▶ **TASK GOAL**
Lines containing the word "matplotlib" need to be counted. Please reply with how many there are, and nothing else.

▶ **DATA EXTRACT**

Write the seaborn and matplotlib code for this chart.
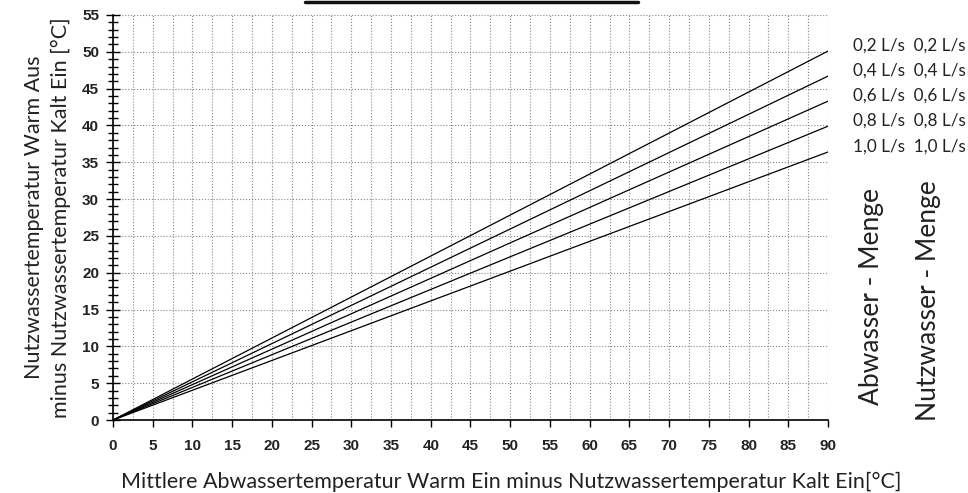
import pandas as pd
import numpy as np
import seaborn as sns
import matplotlib.pyplot as plt
from matplotlib.ticker import MultipleLocator
from matplotlib.lines import Line2D

# data: straight lines from origin, values read at x = 90
x_pts = [0, 90]
flow_labels = ["0,2 L/s", "0,4 L/s", "0,6 L/s", "0,8 L/s", "1,0 L/s"]
end_vals = [50.1, 46.7, 43.3, 39.9, 36.4]

rows = []
for lab, v in zip(flow_labels, end_vals):
    rows.append({"dT_in": x_pts[0], "dT_out": 0.0, "flow": lab})
    rows.append({"dT_in": x_pts[1], "dT_out": v, "flow": lab})
df = pd.DataFrame(rows)

sns.set_style("white")
plt.rcParams["font.family"] = ["Liberation Sans", "DejaVu Sans"]

fig = plt.figure(figsize=(9.68, 4.93), dpi=100)
ax = fig.add_axes([0.1167, 0.148, 0.7387, 0.8216])

sns.lineplot(data=df, x="dT_in", y="dT_out", hue="flow", palette=["black"] * 5,
             legend=False, lw=0.9, ax=ax)

ax.set_xlim(0, 90)
ax.set_ylim(0, 55)
ax.xaxis.set_major_locator(MultipleLocator(5))
ax.xaxis.set_minor_locator(MultipleLocator(2.5))
ax.yaxis.set_major_locator(MultipleLocator(5))
ax.yaxis.set_minor_locator(MultipleLocator(1))

ax.grid(True, axis="x", which="both", ls=":", color="#888888", lw=0.8)
ax.grid(True, axis="y", which="major", ls=":", color="#888888", lw=0.8)
ax.set_axisbelow(True)

for s in ["top", "right"]:
    ax.spines[s].set_visible(False)
for s in ["left", "bottom"]:
    ax.spines[s].set_color("black")
    ax.spines[s].set_linewidth(1.2)

ax.tick_params(which="both", bottom=True, left=True)
ax.tick_params(axis="x", which="major", direction="out", length=5, width=1, color="black",
               labelsize=11, pad=9)
ax.tick_params(axis="x", which="minor", length=0)
ax.tick_params(axis="y", which="major", direction="inout", length=10, width=1, color="black",
               labelsize=11, pad=5)
ax.tick_params(axis="y", which="minor", direction="inout", length=7, width=1, color="black")
for t in ax.get_xticklabels() + ax.get_yticklabels():
    t.set_fontweight("bold")
    t.set_color("#222222")

label_font = ["Lato", "DejaVu Sans"]
ax.set_xlabel("Mittlere Abwassertemperatur Warm Ein minus Nutzwassertemperatur Kalt Ein[°C]",
              family=label_font, fontsize=15.5, color="#222222", va="center")
ax.xaxis.set_label_coords((511 - 113) / 715, -0.153)
ax.set_ylabel("Nutzwassertemperatur Warm Aus\nminus Nutzwassertemperatur Kalt Ein [°C]",
              family=label_font, fontsize=15.5, color="#222222", labelpad=8, linespacing=1.4)

for lab, v in zip(flow_labels, end_vals):
    ax.annotate(lab + "  " + lab, xy=(90, v), xytext=(18, 4), textcoords="offset points",
                va="center", ha="left", family=label_font, fontsize=12.3, color="#222222",
                annotation_clip=False)

fig.text(0.900, 0.398, "Abwasser - Menge", rotation=90, ha="center", va="center",
         family=label_font, fontsize=19, color="#222222")
fig.text(0.959, 0.391, "Nutzwasser - Menge", rotation=90, ha="center", va="center",
         family=label_font, fontsize=19, color="#222222")

# cut-off title underline at the very top
fig.add_artist(Line2D([305 / 968, 638 / 968], [1 - 2 / 493, 1 - 2 / 493],
                      transform=fig.transFigure, color="#111111", lw=2.5))

fig.savefig("out.png", dpi=100)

▶ **THE RESPONSE**
4